I like pondering the imponderables, the great mysteries of the universe, just as much as the next guy. But however much of an intellectual I think I am, I look like a piker compared to the guys at Christian philosophy blog The Prosblogion. A sample:
Consider two claims about God’s knowledge.
- For all p, if p, then God knows p.
- For all p, if p, and possibly God knows p, then God knows p.
It is an interesting fact that (2), combined with two uncontroversial premises, entails (1). I said this in an earlier post, but now I have a more elegant argument. Here are my uncontroversial premises:
- Necessarily, God’s knowledge is closed under conjunction and tautological implication (i.e., if God knows p and God knows q, then God knows (p and q), and if God knows p, and p tautologically implies q, then God knows q).
- There is at least one proposition p such that possibly God knows p and possibly God knows not-p.
Obviously, the proposition p in (4) is contingent, since knowledge entails truth.

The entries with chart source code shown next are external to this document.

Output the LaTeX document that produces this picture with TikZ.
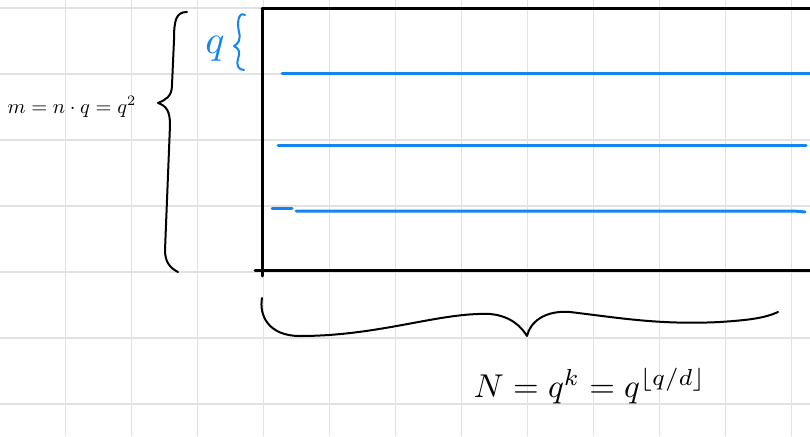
\documentclass[tikz,border=0pt]{standalone}
\usepackage{amsmath}
\definecolor{penblue}{RGB}{20,132,240}
\definecolor{gridgray}{RGB}{226,226,226}
\begin{document}
\begin{tikzpicture}[x=1pt,y=-1pt,
  gridline/.style={draw=gridgray,line width=1.4pt},
  frame/.style={draw=black,line width=3pt,line cap=round},
  blueline/.style={draw=penblue,line width=3pt,line cap=round},
  pen/.style={draw=black,line width=2pt,line cap=round,line join=round},
  bluepen/.style={draw=penblue,line width=2pt,line cap=round,line join=round},
  label/.style={inner sep=0pt,anchor=center}]
\useasboundingbox (0,0) rectangle (810,436);
\fill[white] (0,0) rectangle (810,436);
% grid
\foreach \k in {0,...,11} \draw[gridline] (65.5+66*\k,0) -- (65.5+66*\k,436);
\foreach \k in {0,...,6} \draw[gridline] (0,8+66*\k) -- (810,8+66*\k);
% frame
\draw[frame] (262,9) -- (812,9);
\draw[frame] (262,9) -- (262,276);
\draw[frame] (255,270) -- (812,270);
% blue rows
\draw[blueline] (282,73) -- (812,73);
\draw[blueline] (278,145) -- (806,145);
\draw[blueline] (272,208) -- (292,208);
\draw[blueline] (296,211) -- (794,211) -- (805,212);
% left brace
\draw[pen] (187,12) .. controls (176,12) and (174,20) .. (174,40) -- (172,85)
  .. controls (172,97) and (165,100) .. (158,103)
  .. controls (167,106) and (170,112) .. (170,125) -- (165,250)
  .. controls (165,262) and (170,268) .. (178,272);
% small blue brace
\draw[bluepen] (245,15) .. controls (238,11) and (237,24) .. (239,32)
  .. controls (241,40) and (238,44) .. (234,46)
  .. controls (240,49) and (240,53) .. (238,59)
  .. controls (236,66) and (239,70) .. (244,70);
% bottom brace
\draw[pen] (262,298) .. controls (259,315) and (268,336) .. (300,336)
  .. controls (380,336) and (440,312) .. (490,314)
  .. controls (512,316) and (522,328) .. (527,336)
  .. controls (530,322) and (545,310) .. (570,312)
  .. controls (620,318) and (660,325) .. (720,322)
  .. controls (750,320) and (765,318) .. (778,312);
% labels
\node[label,scale=2.05] (mlabel) at (72,107) {$m = n\cdot q = q^{2}$};
\node[label,scale=4,text=penblue] (qlabel) at (215,49) {$q$};
\node[label,scale=3.3] (nlabel) at (590,386) {$N = q^{k} = q^{\lfloor q/d \rfloor}$};
\end{tikzpicture}
\end{document}
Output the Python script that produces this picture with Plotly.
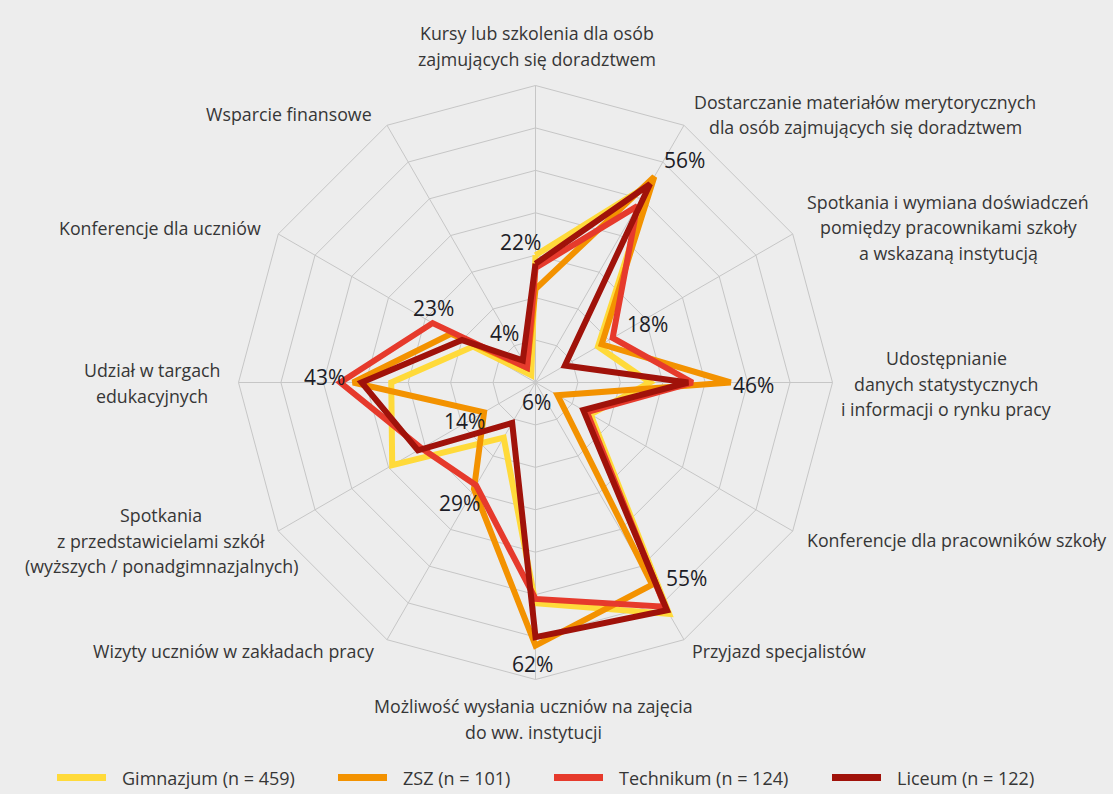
import plotly.graph_objects as go

# Category labels, one list of text lines per axis (clockwise from the top)
category_lines = [
    ["Kursy lub szkolenia dla osób", "zajmujących się doradztwem"],
    ["Dostarczanie materiałów merytorycznych", "dla osób zajmujących się doradztwem"],
    ["Spotkania i wymiana doświadczeń", "pomiędzy pracownikami szkoły", "a wskazaną instytucją"],
    ["Udostępnianie", "danych statystycznych", "i informacji o rynku pracy"],
    ["Konferencje dla pracowników szkoły"],
    ["Przyjazd specjalistów"],
    ["Możliwość wysłania uczniów na zajęcia", "do ww. instytucji"],
    ["Wizyty uczniów w zakładach pracy"],
    ["Spotkania", "z przedstawicielami szkół", "(wyższych / ponadgimnazjalnych)"],
    ["Udział w targach", "edukacyjnych"],
    ["Konferencje dla uczniów"],
    ["Wsparcie finansowe"],
]
categories = [" ".join(lines) for lines in category_lines]

series_names = ["Gimnazjum (n = 459)", "ZSZ (n = 101)", "Technikum (n = 124)", "Liceum (n = 122)"]
gimnazjum = [30, 54, 17, 27, 15, 63, 52, 15, 39, 34, 17, 2]
zsz = [22, 56, 18, 46, 6, 55, 62, 29, 14, 43, 23, 4]
technikum = [27, 48, 21, 37, 14, 61, 51, 28, 31, 46, 28, 4]
liceum = [28, 54, 8, 36, 13, 62, 60, 11, 32, 41, 20, 6]
series_values = [gimnazjum, zsz, technikum, liceum]
series_colors = ["#FFDA3A", "#F39200", "#E63A2C", "#A0120A"]

# ZSZ values are printed next to the chart
labelled_values = zsz

W, H = 1113, 794
BG = "#ededed"
GRID = "#c6c6c6"
TEXT = "#363636"
FONT = "Open Sans"

CX, CY, R = 535.5, 382.5, 297.0


def px(x):
    return x / W


def py(y):
    return 1 - y / H


fig = go.Figure()
for name, vals, color in zip(series_names, series_values, series_colors):
    fig.add_trace(go.Scatterpolar(
        r=vals + vals[:1],
        theta=categories + categories[:1],
        mode="lines",
        name=name,
        line=dict(color=color, width=6),
        showlegend=False,
        hoverinfo="skip",
    ))

# Axis label placement: (x, first line y, anchor)
label_pos = [
    (537, 33, "center"),
    (865, 102, "center"),
    (948, 202, "center"),
    (946, 358, "center"),
    (805, 540, "left"),
    (690, 651, "left"),
    (533, 706, "center"),
    (376, 651, "right"),
    (161, 515, "center"),
    (152, 370, "center"),
    (263, 228, "right"),
    (374, 114, "right"),
]
LINE_STEP = 25.5

annotations = []
for lines, (x, y0, anchor) in zip(category_lines, label_pos):
    for i, line in enumerate(lines):
        annotations.append(dict(
            x=px(x), y=py(y0 + i * LINE_STEP), xref="paper", yref="paper",
            text=line, showarrow=False, xanchor=anchor, yanchor="middle",
            font=dict(family=FONT, size=17.8, color=TEXT),
        ))

# Value labels placement (centre of text)
value_label_pos = [
    (520, 242), (684, 160), (647, 324), (753, 385), (536, 402), (686, 578),
    (532, 664), (459, 503), (464, 421), (324, 377), (433, 308), (504, 333),
]
for v, (x, y) in zip(labelled_values, value_label_pos):
    annotations.append(dict(
        x=px(x), y=py(y), xref="paper", yref="paper",
        text=f"{v}%", showarrow=False, xanchor="center", yanchor="middle",
        font=dict(family=FONT, size=21, color="#1c1c26"),
    ))

# Legend drawn along the bottom
legend_line_x = [57, 338, 554, 832]
LEG_Y = 777.5
LEG_LEN = 49
shapes = []
for name, color, x0 in zip(series_names, series_colors, legend_line_x):
    shapes.append(dict(
        type="line", xref="paper", yref="paper",
        x0=px(x0), x1=px(x0 + LEG_LEN), y0=py(LEG_Y), y1=py(LEG_Y),
        line=dict(color=color, width=7),
    ))
    annotations.append(dict(
        x=px(x0 + LEG_LEN + 14), y=py(LEG_Y), xref="paper", yref="paper",
        text=name, showarrow=False, xanchor="left", yanchor="middle",
        font=dict(family=FONT, size=18, color=TEXT),
    ))

fig.update_layout(
    width=W, height=H,
    margin=dict(l=0, r=0, t=0, b=0),
    paper_bgcolor=BG,
    plot_bgcolor=BG,
    showlegend=False,
    polar=dict(
        domain=dict(x=[px(CX - R), px(CX + R)], y=[py(CY + R), py(CY - R)]),
        bgcolor=BG,
        gridshape="linear",
        radialaxis=dict(
            range=[0, 70], dtick=10, showticklabels=False, ticks="",
            showline=False, gridcolor=GRID, gridwidth=1,
        ),
        angularaxis=dict(
            direction="clockwise", rotation=90, showticklabels=False, ticks="",
            gridcolor=GRID, gridwidth=1, linecolor=GRID, linewidth=1, showline=True,
        ),
    ),
    annotations=annotations,
    shapes=shapes,
)

fig.write_html("out.html")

Here is the argument that (2)-(4) entail (1). Fix any true p. By (4), let q be any proposition such that possibly God knows q and possibly God knows not-q. If q holds, then let r=q. If q does not hold, then let r=not-q. Note that r is true. Observe that possibly God knows not-r (if r=q, then this follows from the fact that God possibly knows not-p; if r=not-q, then this follows from the fact that God possibly knows q as well as (3), since q tautologically implies not-r).
Still with me? Wait, there’s more:
Let s be the proposition (p or not-r). Then, God possibly knows s. For God possibly knows not-r, and in any world where God knows not-r, God also knows (p or not-r) by (3). Now, s is true as p is true. Therefore, s is a proposition that is true and possibly known by God. Therefore, by (2), God knows s. Moreover, r is a true proposition, and God possibly knows r (since God possibly knows q and God possibly knows not-q). Therefore, God knows r, by (2). But s is (p or not-r). By (3), it follows that God knows p, since (s and r) tautologically implies p.
Whew! They’ve got a whole blog of stuff like this! So, if you feel like you’re brain’s not working hard enough, and you can’t find your Rubik’s Cube, try running it around a few laps of that.
My brain hurts now. Thanks a lot.